-- What is asked --
Exactly the lines from the first line of the records to the line holding "const cycles: number[]" should be duplicated, and nothing more; pictures stay out.

-- Data --
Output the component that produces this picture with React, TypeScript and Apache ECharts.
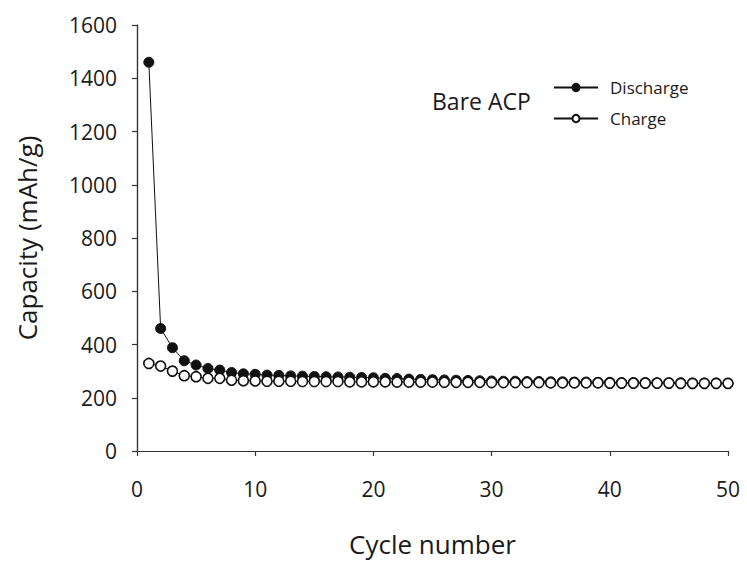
import React, { useEffect, useRef } from "react";
import * as echarts from "echarts";

const cycles: number[] = Array.from({ length: 50 }, (_, i) => i + 1);

const discharge: number[] = [
  1460, 460, 388, 339, 323, 310, 304, 295, 290, 288,
  285, 284, 282, 281, 280, 279, 278, 277, 276, 275,
  273, 272, 270, 269, 268, 267, 266, 265, 264, 263,
  262, 262, 261, 261, 260, 260, 259, 259, 258, 258,
  257, 257, 257, 256, 256, 256, 255, 255, 255, 254,
];

const charge: number[] = [
  329, 319, 300, 283, 279, 273, 273, 266, 264, 263,
  262, 262, 262, 261, 261, 261, 261, 260, 260, 260,
  260, 259, 259, 259, 259, 258, 258, 258, 258, 257,
  257, 257, 257, 257, 256, 256, 256, 256, 256, 255,
  255, 255, 255, 255, 255, 254, 254, 254, 254, 254,
];

const FONT = "'Open Sans', Lato, sans-serif";
const INK = "#1a1a1a";

export default function App() {
  const ref = useRef<HTMLDivElement>(null);
  useEffect(() => {
    if (!ref.current) return;
    const chart = echarts.init(ref.current, undefined, { renderer: "svg" });
    const axisCommon = {
      axisLine: { show: true, lineStyle: { color: "#333", width: 1.2 } },
      axisTick: { show: true, inside: false, length: 5, lineStyle: { color: "#333", width: 1.2 } },
      splitLine: { show: false },
    };
    chart.setOption({
      animation: false,
      backgroundColor: "#ffffff",
      grid: { left: 137, right: 19, top: 25, bottom: 109, show: false },
      xAxis: [
        {
          type: "value",
          min: 0,
          max: 50,
          interval: 10,
          name: "Cycle number",
          nameLocation: "middle",
          nameGap: 80,
          nameTextStyle: { fontFamily: FONT, fontSize: 26, color: INK },
          axisLabel: { margin: 27, fontFamily: FONT, fontSize: 21, color: INK },
          ...axisCommon,
        },
        {
          type: "value",
          position: "top",
          min: 0,
          max: 50,
          axisLine: { show: true, lineStyle: { color: "#333", width: 1.2 } },
          axisTick: { show: false },
          axisLabel: { show: false },
          splitLine: { show: false },
        },
      ],
      yAxis: [
        {
          type: "value",
          min: 0,
          max: 1600,
          interval: 200,
          name: "Capacity (mAh/g)",
          nameLocation: "middle",
          nameGap: 97,
          nameTextStyle: { fontFamily: FONT, fontSize: 26, color: INK },
          axisLabel: {
            margin: 20,
            fontFamily: FONT,
            fontSize: 21,
            color: INK,
            formatter: (v: number) => String(v),
          },
          ...axisCommon,
        },
        {
          type: "value",
          position: "right",
          min: 0,
          max: 1600,
          axisLine: { show: true, lineStyle: { color: "#333", width: 1.2 } },
          axisTick: { show: false },
          axisLabel: { show: false },
          splitLine: { show: false },
        },
      ],
      legend: {
        orient: "vertical",
        left: 553,
        top: 79,
        itemWidth: 44,
        itemHeight: 9,
        itemGap: 14,
        padding: 0,
        textStyle: { fontFamily: FONT, fontSize: 17, color: INK, padding: [0, 0, 0, 7] },
        data: ["Discharge", "Charge"],
      },
      graphic: [
        {
          type: "text",
          left: 432,
          top: 89,
          style: { text: "Bare ACP", fontFamily: FONT, fontSize: 23, fill: INK },
        },
      ],
      series: [
        {
          name: "Discharge",
          type: "line",
          data: cycles.map((c, i) => [c, discharge[i]]),
          symbol: "circle",
          symbolSize: 10,
          lineStyle: { color: "#111", width: 1 },
          itemStyle: { color: "#111", borderColor: "#111", borderWidth: 1 },
          z: 2,
        },
        {
          name: "Charge",
          type: "line",
          data: cycles.map((c, i) => [c, charge[i]]),
          symbol: "circle",
          symbolSize: 10,
          lineStyle: { color: "#111", width: 1 },
          itemStyle: { color: "#ffffff", borderColor: "#111", borderWidth: 1.6 },
          z: 3,
        },
      ],
    });
    return () => chart.dispose();
  }, []);
  return <div ref={ref} style={{ width: 747, height: 562, position: "absolute", left: 0, top: 0 }} />;
}
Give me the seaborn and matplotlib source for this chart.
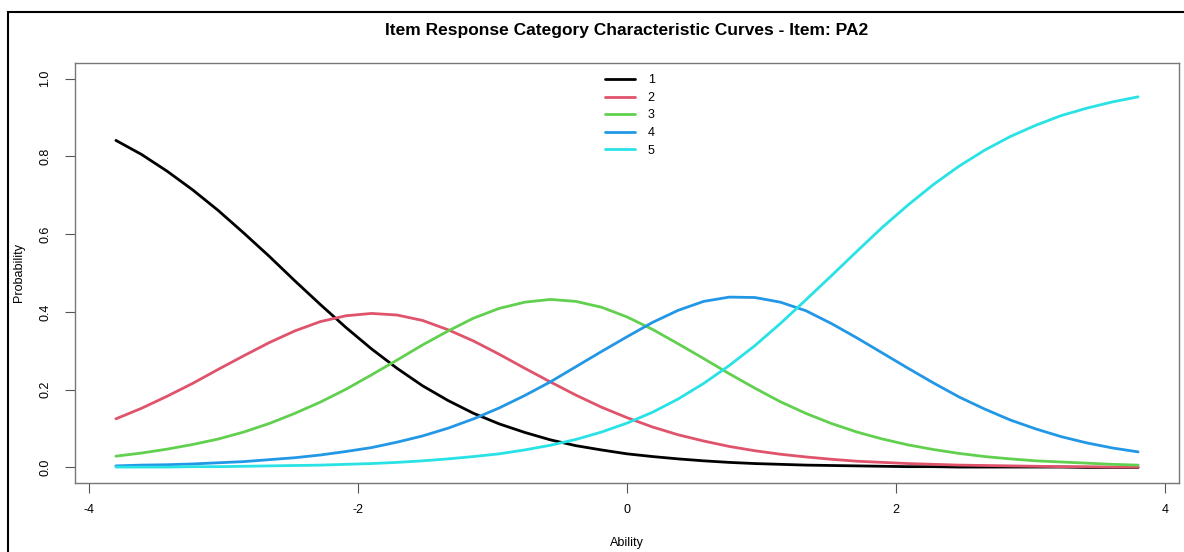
import numpy as np
import pandas as pd
import matplotlib
matplotlib.use("Agg")
import matplotlib.pyplot as plt
from matplotlib.patches import Rectangle
import seaborn as sns

# ability grid and category probabilities
theta = [-3.8, -3.61, -3.42, -3.23, -3.04, -2.85, -2.66, -2.47, -2.28, -2.09, -1.9,
         -1.71, -1.52, -1.33, -1.14, -0.95, -0.76, -0.57, -0.38, -0.19, 0.0,
         0.19, 0.38, 0.57, 0.76, 0.95, 1.14, 1.33, 1.52, 1.71, 1.9,
         2.09, 2.28, 2.47, 2.66, 2.85, 3.04, 3.23, 3.42, 3.61, 3.8]
cat1 = [0.841, 0.805, 0.762, 0.714, 0.661, 0.603, 0.543, 0.480, 0.419, 0.360, 0.305,
        0.255, 0.210, 0.172, 0.139, 0.112, 0.090, 0.071, 0.056, 0.045, 0.035,
        0.028, 0.022, 0.017, 0.013, 0.010, 0.008, 0.006, 0.005, 0.004, 0.003,
        0.002, 0.002, 0.001, 0.001, 0.001, 0.001, 0.001, 0.000, 0.000, 0.000]
cat2 = [0.125, 0.152, 0.183, 0.216, 0.252, 0.287, 0.321, 0.351, 0.375, 0.390, 0.396,
        0.392, 0.378, 0.354, 0.325, 0.291, 0.255, 0.220, 0.186, 0.155, 0.128,
        0.104, 0.084, 0.068, 0.054, 0.043, 0.034, 0.027, 0.021, 0.016, 0.013,
        0.010, 0.008, 0.006, 0.005, 0.004, 0.003, 0.002, 0.002, 0.001, 0.001]
cat3 = [0.029, 0.037, 0.047, 0.059, 0.073, 0.091, 0.113, 0.139, 0.168, 0.201, 0.238,
        0.276, 0.315, 0.351, 0.384, 0.409, 0.425, 0.432, 0.427, 0.412, 0.387,
        0.355, 0.318, 0.280, 0.241, 0.204, 0.169, 0.139, 0.113, 0.091, 0.073,
        0.058, 0.046, 0.036, 0.028, 0.022, 0.017, 0.014, 0.011, 0.008, 0.006]
cat4 = [0.004, 0.006, 0.007, 0.009, 0.012, 0.015, 0.020, 0.025, 0.032, 0.041, 0.051,
        0.065, 0.081, 0.101, 0.125, 0.153, 0.185, 0.220, 0.259, 0.298, 0.336,
        0.373, 0.404, 0.427, 0.438, 0.437, 0.425, 0.403, 0.370, 0.333, 0.294,
        0.255, 0.217, 0.181, 0.150, 0.122, 0.099, 0.079, 0.063, 0.050, 0.040]
cat5 = [0.001, 0.001, 0.001, 0.002, 0.002, 0.003, 0.004, 0.005, 0.006, 0.008, 0.010,
        0.013, 0.017, 0.022, 0.028, 0.035, 0.045, 0.057, 0.072, 0.091, 0.114,
        0.142, 0.176, 0.216, 0.262, 0.313, 0.370, 0.431, 0.493, 0.556, 0.618,
        0.675, 0.728, 0.775, 0.816, 0.851, 0.880, 0.905, 0.924, 0.940, 0.953]
categories = ["1", "2", "3", "4", "5"]
colors = ["#000000", "#DF536B", "#61D04F", "#2297E6", "#28E2E5"]

frames = []
for cat, vals in zip(categories, [cat1, cat2, cat3, cat4, cat5]):
    frames.append(pd.DataFrame({"Ability": theta, "Probability": vals, "Category": cat}))
df = pd.concat(frames, ignore_index=True)

sns.set_style("white")
plt.rcParams['font.family'] = ['Liberation Sans', 'DejaVu Sans']
plt.rcParams['text.color'] = 'black'
plt.rcParams['axes.labelcolor'] = 'black'
plt.rcParams['xtick.labelcolor'] = 'black'
plt.rcParams['ytick.labelcolor'] = 'black'

fig = plt.figure(figsize=(11.84, 5.52), dpi=100)
ax = fig.add_axes([75 / 1184, 69 / 552, 1104 / 1184, 420 / 552])

sns.lineplot(data=df, x="Ability", y="Probability", hue="Category",
             palette=dict(zip(categories, colors)), linewidth=2, ax=ax)

ax.set_xlim(-4.104, 4.104)
ax.set_ylim(-0.04, 1.04)
ax.set_xticks([-4, -2, 0, 2, 4])
ax.set_xticklabels(["-4", "-2", "0", "2", "4"])
ax.set_yticks([0, 0.2, 0.4, 0.6, 0.8, 1.0])
ax.set_yticklabels(["0.0", "0.2", "0.4", "0.6", "0.8", "1.0"], rotation=90, va="center")
ax.tick_params(axis="both", direction="out", length=7, width=0.8, color="#555555",
               labelsize=9, labelcolor="black", left=True, bottom=True)
ax.tick_params(axis="x", pad=8)
ax.tick_params(axis="y", pad=10)
for sp in ax.spines.values():
    sp.set_color("#777777")
    sp.set_linewidth(1)

ax.set_xlabel("Ability", fontsize=9, labelpad=15, color="black")
ax.set_ylabel("Probability", fontsize=9, labelpad=10, color="black")
ax.set_title("Item Response Category Characteristic Curves - Item: PA2",
             fontsize=12.5, fontweight="bold", pad=20, color="black")

handles, labels = ax.get_legend_handles_labels()
leg = ax.legend(handles, labels, loc="upper center", bbox_to_anchor=(0.5026, 1.0),
                frameon=False, fontsize=9, handlelength=2.4, handletextpad=1.0,
                labelspacing=0.45)
for t in leg.get_texts():
    t.set_color("black")

# outer window frame
fig.patches.append(Rectangle((8 / 1184, -0.5), 1.5, 0.5 + (1 - 12 / 552), fill=False,
                             edgecolor="black", linewidth=1.5, transform=fig.transFigure))

fig.savefig("out.png", dpi=100)
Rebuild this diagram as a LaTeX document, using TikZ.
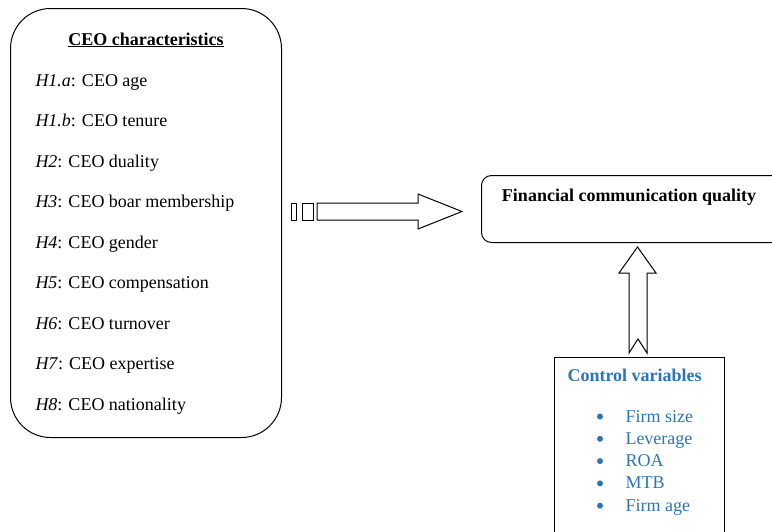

-- Expected answer --
Output the component that produces this picture with React, TypeScript and Apache ECharts.
import React, { useEffect, useRef } from "react";
import * as echarts from "echarts";

const cycles: number[] = Array.from({ length: 50 }, (_, i) => i + 1);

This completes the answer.